One of these young musicians was far from home, but he’d probably say that he’d found a home thousands of miles from his native land in the 1990s. South African-born Brenton Brown was actually in Oxford, England (see its coat of arms here) for one reason when he happened to find another reason to be there, namely a music career that his fellow Rhodes scholars may not have suspected was part of the experience he would embrace there. Somewhere along this early journey, Brenton crossed paths with another Christian musician, Glenn Robertson, and together they produced “All Who Are Thirsty”, perhaps a collaboration they pursued through the Oxford Vineyard church. (This blog entry will focus on Brenton Brown, unless someone out there can send some biographic information on Glenn my way...see comments link below.) The fruit from this vineyard would include several other songs, and must have been just a taste of what Brenton would decide was worth a life of growing and drinking from the deep well he’d discovered. After you learn more about Brenton, you might say he has needed this spiritual juice to strengthen his and his family’s whole being. Read on.
He was in his mid-20s when Brenton Brown went to England on a Rhodes Scholarship from his home in South Africa, an expedition that really has not stopped in the 25-30 years since that time. ‘All Who Are Thirsty’ was one of the earliest of Brenton’s co-productions, and perhaps expressed something he needed personally and physically, as well as spiritually. The poetry suggests he was feeling a bit frail, with words like ‘weak’, ‘thirsty’, ‘pain’, and ‘sorrow’. ‘Deep…to deep’ further indicates Brenton and Glenn were finding common cause with what the psalmist/s (Sons of Korah) poured from a feeble spirit in the Psalm 42 (v.7) lament. Could it be that Brenton’s chronic fatigue syndrome (CFS) suffering helped spawn the verses he needed to strengthen himself? His wife is likewise a CFS sufferer, a coincidence that probably speaks to Brenton as loudly as his own condition. After a fire burned up their Malibu, California home and most of their things in 2018, one wonders whether Brenton and his family (including two daughters) were singing anew about their pain, sorrow, and thirst. As the worship minister at Oxford Vineyard in the 1990s, and eventually the worship development team’s coordinator, Brenton must have been attuned to what were not only resonant issues for himself, but for the church at large there. How many people in that community, inside and outside of the church, would have had troubles that needed a hearing, needed an empathetic spirit to let them know they were not alone? The simpler arithmetic would be to count the numbers who didn’t, and don’t, have such a need. Do you think the Browns found the situation any different when they arrived in Tennessee (Nashville) after moving from California in 2018? Planet Earth has a terminal condition, certainly not unique to Brenton Brown.

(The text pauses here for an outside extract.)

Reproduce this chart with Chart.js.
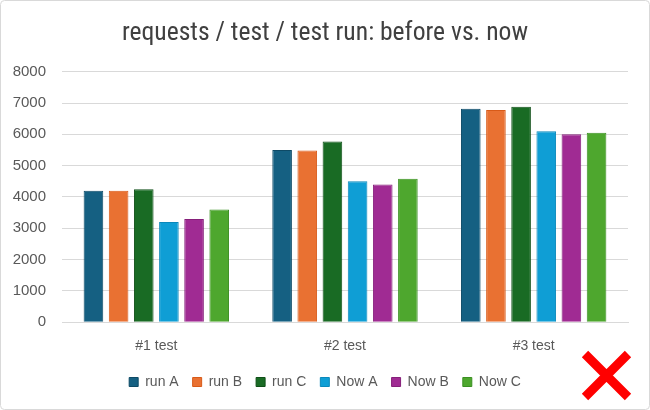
<!DOCTYPE html>
<html>
<head>
<meta charset="utf-8">
<script src="https://cdn.jsdelivr.net/npm/chart.js@4"></script>
<style>
  html, body { margin: 0; padding: 0; background: #fff; }
  #wrap { width: 650px; height: 410px; position: relative; }
</style>
</head>
<body>
<div id="wrap"><canvas id="reqChart" width="650" height="410"></canvas></div>
<script>
// categories and series
const categories = ['#1 test', '#2 test', '#3 test'];
const runA = [4200, 5500, 6820];
const runB = [4200, 5480, 6780];
const runC = [4250, 5770, 6880];
const nowA = [3200, 4500, 6100];
const nowB = [3300, 4400, 6000];
const nowC = [3600, 4580, 6050];
const yTicks = [0, 1000, 2000, 3000, 4000, 5000, 6000, 7000, 8000];

const fills   = ['#156082', '#E97132', '#196B24', '#0F9ED5', '#A02B93', '#4EA72E'];
const borders = ['#0e4a66', '#d85a18', '#0f4f17', '#0a88bb', '#86207a', '#3b9022'];

function ds(label, data, i) {
    return {
        label: label,
        data: data,
        backgroundColor: fills[i],
        borderColor: borders[i],
        borderWidth: 1,
        categoryPercentage: 0.8,
        barPercentage: 0.78
    };
}

// frame + red cross drawn on top
const decor = {
    id: 'decor',
    afterDraw(chart) {
        const c = chart.ctx;
        c.save();
        c.strokeStyle = '#d9d9d9';
        c.lineWidth = 1;
        c.beginPath();
        c.roundRect(0.5, 0.5, 649, 409, 4);
        c.stroke();
        c.strokeStyle = '#ff0000';
        c.lineWidth = 9;
        c.lineCap = 'butt';
        c.beginPath();
        c.moveTo(585, 354); c.lineTo(628, 397);
        c.moveTo(628, 354); c.lineTo(585, 397);
        c.stroke();
        c.restore();
    }
};

const ctx = document.getElementById('reqChart').getContext('2d');
new Chart(ctx, {
    type: 'bar',
    data: {
        labels: categories,
        datasets: [
            ds('run A', runA, 0),
            ds('run B', runB, 1),
            ds('run C', runC, 2),
            ds('Now A', nowA, 3),
            ds('Now B', nowB, 4),
            ds('Now C', nowC, 5)
        ]
    },
    options: {
        responsive: false,
        animation: false,
        layout: { padding: { left: 13, right: 13, top: 8, bottom: 11 } },
        scales: {
            x: {
                grid: { display: false },
                border: { display: true, color: '#d9d9d9', width: 1 },
                ticks: { color: '#595959', font: { family: 'Liberation Sans', size: 14 }, padding: 8 },
                afterFit: axis => { axis.height -= 2; }
            },
            y: {
                min: 0,
                max: 8000,
                afterBuildTicks: axis => { axis.ticks = yTicks.map(v => ({ value: v })); },
                afterFit: axis => { axis.width = 49; },
                grid: { color: '#d9d9d9', lineWidth: 1, drawTicks: false },
                border: { display: false },
                ticks: {
                    color: '#595959',
                    font: { family: 'Liberation Sans', size: 15 },
                    padding: 16,
                    callback: v => String(v)
                }
            },
            // empty spacer on the right so the plot ends where the reference does
            yRight: {
                position: 'right',
                display: true,
                grid: { display: false },
                border: { display: false },
                ticks: { display: false },
                afterFit: axis => { axis.width = 9; }
            }
        },
        plugins: {
            title: {
                display: true,
                text: 'requests / test / test run: before vs. now',
                color: '#404040',
                font: { family: "'Liberation Sans Narrow', 'Roboto Condensed', Roboto", size: 25.6, weight: 'normal' },
                padding: { top: 10, bottom: 23 }
            },
            legend: {
                position: 'bottom',
                labels: {
                    color: '#595959',
                    font: { family: 'Liberation Sans', size: 14 },
                    boxWidth: 9,
                    boxHeight: 9,
                    padding: 14
                }
            },
            tooltip: { enabled: false }
        }
    },
    plugins: [decor]
});
</script>
</body>
</html>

As Brenton and probably Glenn, too, could tell us, the sensations of which they wrote in the 1990s were not incidental episodes that go away permanently with the singing of a worship song. Hurts need constant attention, salve either for my own injury or a temporary balm that I might be able to offer for someone else’s ache. But, perhaps it would be inaccurate to suggest that Brenton and the rest of us need to sing about thirst and pain and weakness all the time. Would that exercise be called wallowing in our tears? It’s probably enough just to recognize we’re all needy creatures, and that there will be a time and place when we’ll be transformed. There’s a light in the distance. Can you see it, and are you moving toward it, toward Him? Brenton knew he was hurt, but he also saw the ‘stream of life’ and a magnificent ‘mercy’. He wasn’t content to wallow in self-pity. Try Brenton’s prescription, if you’re hurting.